Faizon Andre Love (born Langston Faizon Santisima; June 14, 1968) is a Cuban-born American actor and comedian. He is best known for his roles in the comedy films The Meteor Man, Don't Be a Menace, Friday, B*A*P*S, Elf, The Replacements, Made, and Couples Retreat, as well as the voice of Sean "Sweet" Johnson in the video game Grand Theft Auto: San Andreas and his role as Wendell Wilcox on The Parent 'Hood.

Early life 
Love was born Langston Faizon Santisima in Santiago de Cuba on June 14, 1968. He has described himself as a military brat who was raised in Southeast San Diego, California and Newark, New Jersey because of his father's career in the U.S. Navy.
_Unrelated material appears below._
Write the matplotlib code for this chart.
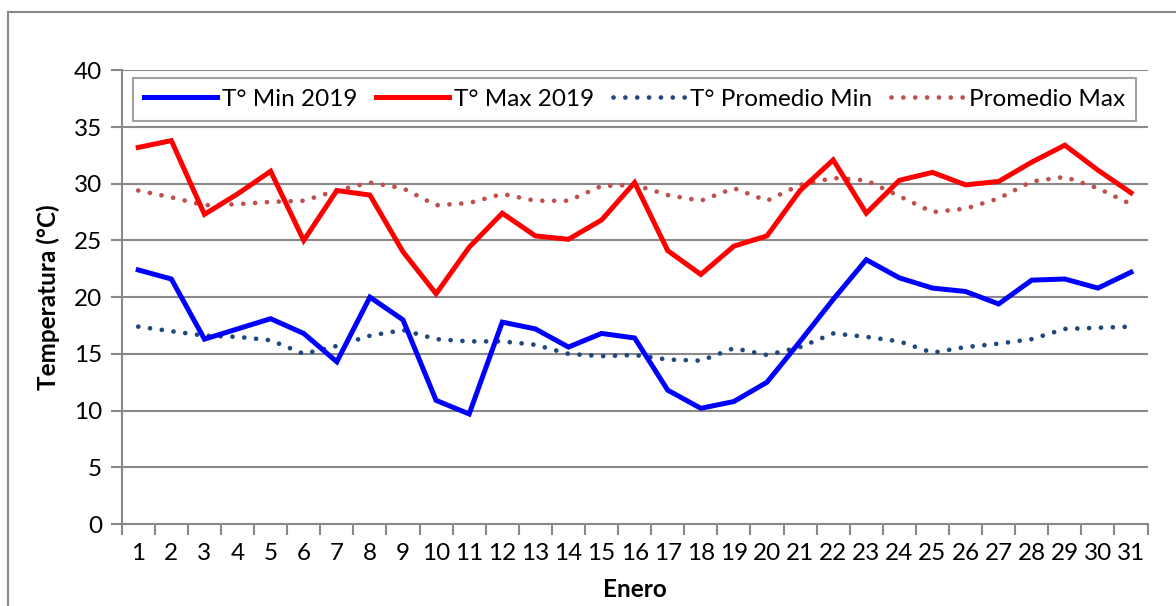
import matplotlib
matplotlib.use('Agg')
import matplotlib.pyplot as plt
from matplotlib.lines import Line2D

plt.rcParams['font.family'] = ['Lato', 'DejaVu Sans']

dias = list(range(1, 32))
t_min_2019 = [22.4, 21.6, 16.3, 17.2, 18.1, 16.8, 14.3, 20.0, 18.0, 10.9,
              9.7, 17.8, 17.2, 15.6, 16.8, 16.4, 11.8, 10.2, 10.8, 12.5,
              16.1, 19.8, 23.3, 21.7, 20.8, 20.5, 19.4, 21.5, 21.6, 20.8,
              22.2]
t_max_2019 = [33.2, 33.8, 27.3, 29.1, 31.1, 25.0, 29.4, 29.0, 24.0, 20.3,
              24.4, 27.4, 25.4, 25.1, 26.8, 30.1, 24.1, 22.0, 24.5, 25.4,
              29.4, 32.1, 27.4, 30.3, 31.0, 29.9, 30.2, 31.9, 33.4, 31.2,
              29.2]
prom_min = [17.4, 17.0, 16.6, 16.5, 16.2, 15.0, 15.7, 16.6, 17.1, 16.3,
            16.1, 16.1, 15.8, 15.0, 14.8, 14.9, 14.5, 14.4, 15.5, 14.9,
            15.6, 16.8, 16.5, 16.1, 15.1, 15.6, 15.9, 16.3, 17.2, 17.3,
            17.4]
prom_max = [29.4, 28.8, 28.1, 28.2, 28.4, 28.5, 29.4, 30.1, 29.6, 28.1,
            28.3, 29.1, 28.5, 28.5, 29.8, 29.9, 29.0, 28.5, 29.6, 28.5,
            29.9, 30.5, 30.3, 28.9, 27.5, 27.8, 28.7, 30.2, 30.6, 29.6,
            28.2]
etiquetas = ['T° Min 2019', 'T° Max 2019', 'T° Promedio Min', 'Promedio Max']

gris = '#898989'
fs = 17.5

fig = plt.figure(figsize=(11.76, 6.06), dpi=100)
ax = fig.add_axes([0.1035, 0.1353, 0.8723, 0.7487])

ax.plot(dias, t_min_2019, color='#0000FF', lw=3.6, solid_joinstyle='miter', label=etiquetas[0], zorder=4)
ax.plot(dias, t_max_2019, color='#FF0000', lw=3.6, solid_joinstyle='miter', label=etiquetas[1], zorder=4)
ax.plot(dias, prom_min, color='#1F497D', lw=3.4, linestyle=(0, (0.01, 2.5)),
        dash_capstyle='round', label=etiquetas[2], zorder=3)
ax.plot(dias, prom_max, color='#C0504D', lw=3.4, linestyle=(0, (0.01, 2.5)),
        dash_capstyle='round', label=etiquetas[3], zorder=3)

ax.set_xlim(0.5, 31.5)
ax.set_ylim(0, 40)
ax.set_yticks(range(0, 41, 5))
ax.grid(axis='y', color=gris, lw=1.5)
ax.set_axisbelow(True)

# ticks at category boundaries, labels at centres
ax.set_xticks([d + 0.5 for d in range(0, 32)])
ax.set_xticklabels([])
ax.set_xticks(dias, minor=True)
ax.set_xticklabels([str(d) for d in dias], minor=True)
ax.tick_params(axis='x', which='major', length=8, width=1.5, color=gris)
ax.tick_params(axis='x', which='minor', length=0, pad=14, labelsize=fs)
ax.tick_params(axis='y', length=8, width=1.5, color=gris, labelsize=fs, pad=6)

for s in ['top', 'right']:
    ax.spines[s].set_visible(False)
for s in ['left', 'bottom']:
    ax.spines[s].set_color(gris)
    ax.spines[s].set_linewidth(1.5)

ax.set_ylabel('Temperatura (°C)', fontsize=fs, fontweight='bold', labelpad=10)
ax.set_xlabel('Enero', fontsize=fs, fontweight='bold', labelpad=10)

leg = fig.legend(loc='upper left', bbox_to_anchor=(0.1131, 0.8713 - 0.0693, 0.853, 0.0693),
                 mode='expand', ncol=4, fontsize=fs, handlelength=3.0, handletextpad=0.2,
                 fancybox=False, edgecolor=gris, borderaxespad=0, borderpad=0.45)
leg.get_frame().set_linewidth(1.5)

# outer chart border
fig.add_artist(Line2D([8 / 1176, 8 / 1176], [0, 1 - 12 / 606], color=gris, lw=1.5))
fig.add_artist(Line2D([8 / 1176, 1], [1 - 12 / 606, 1 - 12 / 606], color=gris, lw=1.5))

fig.savefig('out.png', dpi=100)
He graduated from Morse High School in Southeast San Diego.

Career
Love got his start as a stand-up comedian at age 15 and made his acting debut in an off-Broadway at the age of 19. His film debut, Bebe's Kids, saw him provide the voice of comedian Robin Harris, who died before production began on the film; Love offered a close vocal impression of Harris. He then had a role in The Meteor Man, starring Robert Townsend. Townsend then cast Love in a co-starring role on his sitcom The Parent 'Hood.

He followed up this role with a breakout performance as the drug supplier Big Worm in the 1995 film Friday. Follow-up films have included 3 Strikes, Elf, Don't Be a Menace to South Central While Drinking Your Juice in the Hood, Money Talks, Wonderland, The Fighting Temptations, and Idlewild. In 2001, Love guest-starred in the Ludacris single "Freaky Thangs" from the album Word of Mouf. The same year, he made a cameo appearance as a bus driver, in the music video for Lil Jon & The East Side Boys' single "Put Yo Hood Up".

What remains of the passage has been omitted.